## Written request:
Every line of the material is to be quoted verbatim, minus the pictures.

## Stored data:
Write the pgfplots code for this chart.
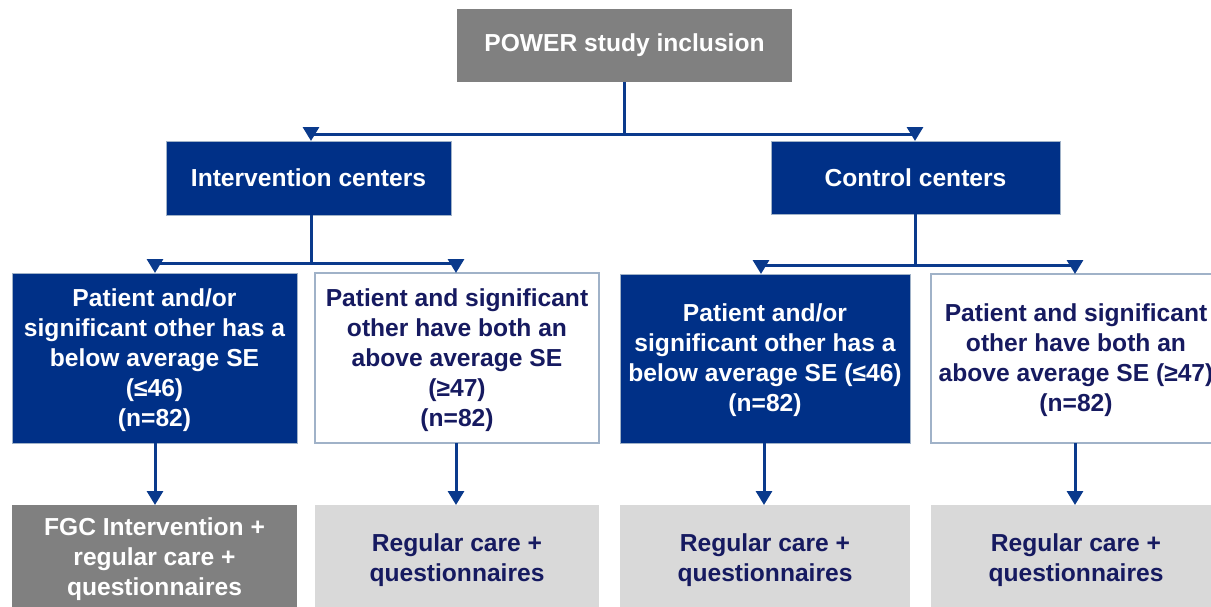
\documentclass[border=0pt]{standalone}
\usepackage{pgfplots}
\pgfplotsset{compat=1.18}
\usepackage{fontspec}
\setmainfont{Liberation Sans}
\usetikzlibrary{arrows.meta}
\definecolor{pblue}{RGB}{0,48,135}
\definecolor{lblue}{RGB}{10,58,140}
\definecolor{dgray}{RGB}{128,128,128}
\definecolor{lgray}{RGB}{217,217,217}
\definecolor{navy}{RGB}{22,26,96}
\definecolor{bord}{RGB}{160,178,200}
\begin{document}
\begin{tikzpicture}
\begin{axis}[
  scale only axis, width=605.5pt, height=303pt,
  xmin=0, xmax=1211, ymin=0, ymax=606, y dir=reverse,
  axis lines=none, clip=true,
]
% boxes: x1 y1 x2 y2
\fill[dgray] (axis cs:457,9) rectangle (axis cs:792,82);
\filldraw[fill=pblue, draw=bord, line width=0.4pt] (axis cs:166,141) rectangle (axis cs:451,215);
\filldraw[fill=pblue, draw=bord, line width=0.4pt] (axis cs:771,141) rectangle (axis cs:1060,214);
\filldraw[fill=pblue, draw=bord, line width=0.4pt] (axis cs:12,273) rectangle (axis cs:297,443);
\filldraw[fill=white, draw=bord, line width=0.6pt] (axis cs:315,273) rectangle (axis cs:599,443);
\filldraw[fill=pblue, draw=bord, line width=0.4pt] (axis cs:620,274) rectangle (axis cs:910,443);
\filldraw[fill=white, draw=bord, line width=0.6pt] (axis cs:931,274) rectangle (axis cs:1225,443);
\fill[dgray] (axis cs:12,505) rectangle (axis cs:297,620);
\fill[lgray] (axis cs:315,505) rectangle (axis cs:599,620);
\fill[lgray] (axis cs:620,505) rectangle (axis cs:910,620);
\fill[lgray] (axis cs:931,505) rectangle (axis cs:1225,620);
% connectors
\tikzset{arr/.style={-{Triangle[width=8pt,length=7pt]}}}
\begin{scope}[draw=lblue, line width=1.5pt]
\draw (axis cs:624,82) -- (axis cs:624,134);
\draw (axis cs:311,134) -- (axis cs:915,134);
\draw[arr] (axis cs:311,133) -- (axis cs:311,141);
\draw[arr] (axis cs:915,133) -- (axis cs:915,141);
\draw (axis cs:311,215) -- (axis cs:311,263);
\draw (axis cs:155,263) -- (axis cs:456,263);
\draw[arr] (axis cs:155,262) -- (axis cs:155,273);
\draw[arr] (axis cs:456,262) -- (axis cs:456,273);
\draw (axis cs:915,214) -- (axis cs:915,265);
\draw (axis cs:761,265) -- (axis cs:1075,265);
\draw[arr] (axis cs:761,264) -- (axis cs:761,274);
\draw[arr] (axis cs:1075,264) -- (axis cs:1075,274);
\draw[arr] (axis cs:155,443) -- (axis cs:155,505);
\draw[arr] (axis cs:456,443) -- (axis cs:456,505);
\draw[arr] (axis cs:764,443) -- (axis cs:764,505);
\draw[arr] (axis cs:1075,443) -- (axis cs:1075,505);
\end{scope}
% texts
\tikzset{lab/.style={align=center, inner sep=0pt, font=\fontsize{12.3}{15}\selectfont\bfseries}}
\node[lab, text=white] at (axis cs:624.5,45) {POWER study inclusion};
\node[lab, text=white] at (axis cs:308.5,178) {Intervention centers};
\node[lab, text=white] at (axis cs:915.5,178) {Control centers};
\node[lab, text=white] at (axis cs:154.5,360) {Patient and/or\\significant other has a\\below average SE\\(≤46)\\(n=82)};
\node[lab, text=navy] at (axis cs:457,360) {Patient and significant\\other have both an\\above average SE\\(≥47)\\(n=82)};
\node[lab, text=white] at (axis cs:765,360) {Patient and/or\\significant other has a\\below average SE (≤46)\\(n=82)};
\node[lab, text=navy] at (axis cs:1076,360) {Patient and significant\\other have both an\\above average SE (≥47)\\(n=82)};
\node[lab, text=white] at (axis cs:154.5,559) {FGC Intervention +\\regular care +\\questionnaires};
\node[lab, text=navy] at (axis cs:457,560) {Regular care +\\questionnaires};
\node[lab, text=navy] at (axis cs:765,560) {Regular care +\\questionnaires};
\node[lab, text=navy] at (axis cs:1076,560) {Regular care +\\questionnaires};
\end{axis}
\pgfresetboundingbox
\useasboundingbox (current axis.south west) rectangle (current axis.north east);
\end{tikzpicture}
\end{document}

## Written reply:
Write the pgfplots code for this chart.
\documentclass[border=0pt]{standalone}
\usepackage{pgfplots}
\pgfplotsset{compat=1.18}
\usepackage{fontspec}
\setmainfont{Liberation Sans}
\usetikzlibrary{arrows.meta}
\definecolor{pblue}{RGB}{0,48,135}
\definecolor{lblue}{RGB}{10,58,140}
\definecolor{dgray}{RGB}{128,128,128}
\definecolor{lgray}{RGB}{217,217,217}
\definecolor{navy}{RGB}{22,26,96}
\definecolor{bord}{RGB}{160,178,200}
\begin{document}
\begin{tikzpicture}
\begin{axis}[
  scale only axis, width=605.5pt, height=303pt,
  xmin=0, xmax=1211, ymin=0, ymax=606, y dir=reverse,
  axis lines=none, clip=true,
]
% boxes: x1 y1 x2 y2
\fill[dgray] (axis cs:457,9) rectangle (axis cs:792,82);
\filldraw[fill=pblue, draw=bord, line width=0.4pt] (axis cs:166,141) rectangle (axis cs:451,215);
\filldraw[fill=pblue, draw=bord, line width=0.4pt] (axis cs:771,141) rectangle (axis cs:1060,214);
\filldraw[fill=pblue, draw=bord, line width=0.4pt] (axis cs:12,273) rectangle (axis cs:297,443);
\filldraw[fill=white, draw=bord, line width=0.6pt] (axis cs:315,273) rectangle (axis cs:599,443);
\filldraw[fill=pblue, draw=bord, line width=0.4pt] (axis cs:620,274) rectangle (axis cs:910,443);
\filldraw[fill=white, draw=bord, line width=0.6pt] (axis cs:931,274) rectangle (axis cs:1225,443);
\fill[dgray] (axis cs:12,505) rectangle (axis cs:297,620);
\fill[lgray] (axis cs:315,505) rectangle (axis cs:599,620);
\fill[lgray] (axis cs:620,505) rectangle (axis cs:910,620);
\fill[lgray] (axis cs:931,505) rectangle (axis cs:1225,620);
% connectors
\tikzset{arr/.style={-{Triangle[width=8pt,length=7pt]}}}
\begin{scope}[draw=lblue, line width=1.5pt]
\draw (axis cs:624,82) -- (axis cs:624,134);
\draw (axis cs:311,134) -- (axis cs:915,134);
\draw[arr] (axis cs:311,133) -- (axis cs:311,141);
\draw[arr] (axis cs:915,133) -- (axis cs:915,141);
\draw (axis cs:311,215) -- (axis cs:311,263);
\draw (axis cs:155,263) -- (axis cs:456,263);
\draw[arr] (axis cs:155,262) -- (axis cs:155,273);
\draw[arr] (axis cs:456,262) -- (axis cs:456,273);
\draw (axis cs:915,214) -- (axis cs:915,265);
\draw (axis cs:761,265) -- (axis cs:1075,265);
\draw[arr] (axis cs:761,264) -- (axis cs:761,274);
\draw[arr] (axis cs:1075,264) -- (axis cs:1075,274);
\draw[arr] (axis cs:155,443) -- (axis cs:155,505);
\draw[arr] (axis cs:456,443) -- (axis cs:456,505);
\draw[arr] (axis cs:764,443) -- (axis cs:764,505);
\draw[arr] (axis cs:1075,443) -- (axis cs:1075,505);
\end{scope}
% texts
\tikzset{lab/.style={align=center, inner sep=0pt, font=\fontsize{12.3}{15}\selectfont\bfseries}}
\node[lab, text=white] at (axis cs:624.5,45) {POWER study inclusion};
\node[lab, text=white] at (axis cs:308.5,178) {Intervention centers};
\node[lab, text=white] at (axis cs:915.5,178) {Control centers};
\node[lab, text=white] at (axis cs:154.5,360) {Patient and/or\\significant other has a\\below average SE\\(≤46)\\(n=82)};
\node[lab, text=navy] at (axis cs:457,360) {Patient and significant\\other have both an\\above average SE\\(≥47)\\(n=82)};
\node[lab, text=white] at (axis cs:765,360) {Patient and/or\\significant other has a\\below average SE (≤46)\\(n=82)};
\node[lab, text=navy] at (axis cs:1076,360) {Patient and significant\\other have both an\\above average SE (≥47)\\(n=82)};
\node[lab, text=white] at (axis cs:154.5,559) {FGC Intervention +\\regular care +\\questionnaires};
\node[lab, text=navy] at (axis cs:457,560) {Regular care +\\questionnaires};
\node[lab, text=navy] at (axis cs:765,560) {Regular care +\\questionnaires};
\node[lab, text=navy] at (axis cs:1076,560) {Regular care +\\questionnaires};
\end{axis}
\pgfresetboundingbox
\useasboundingbox (current axis.south west) rectangle (current axis.north east);
\end{tikzpicture}
\end{document}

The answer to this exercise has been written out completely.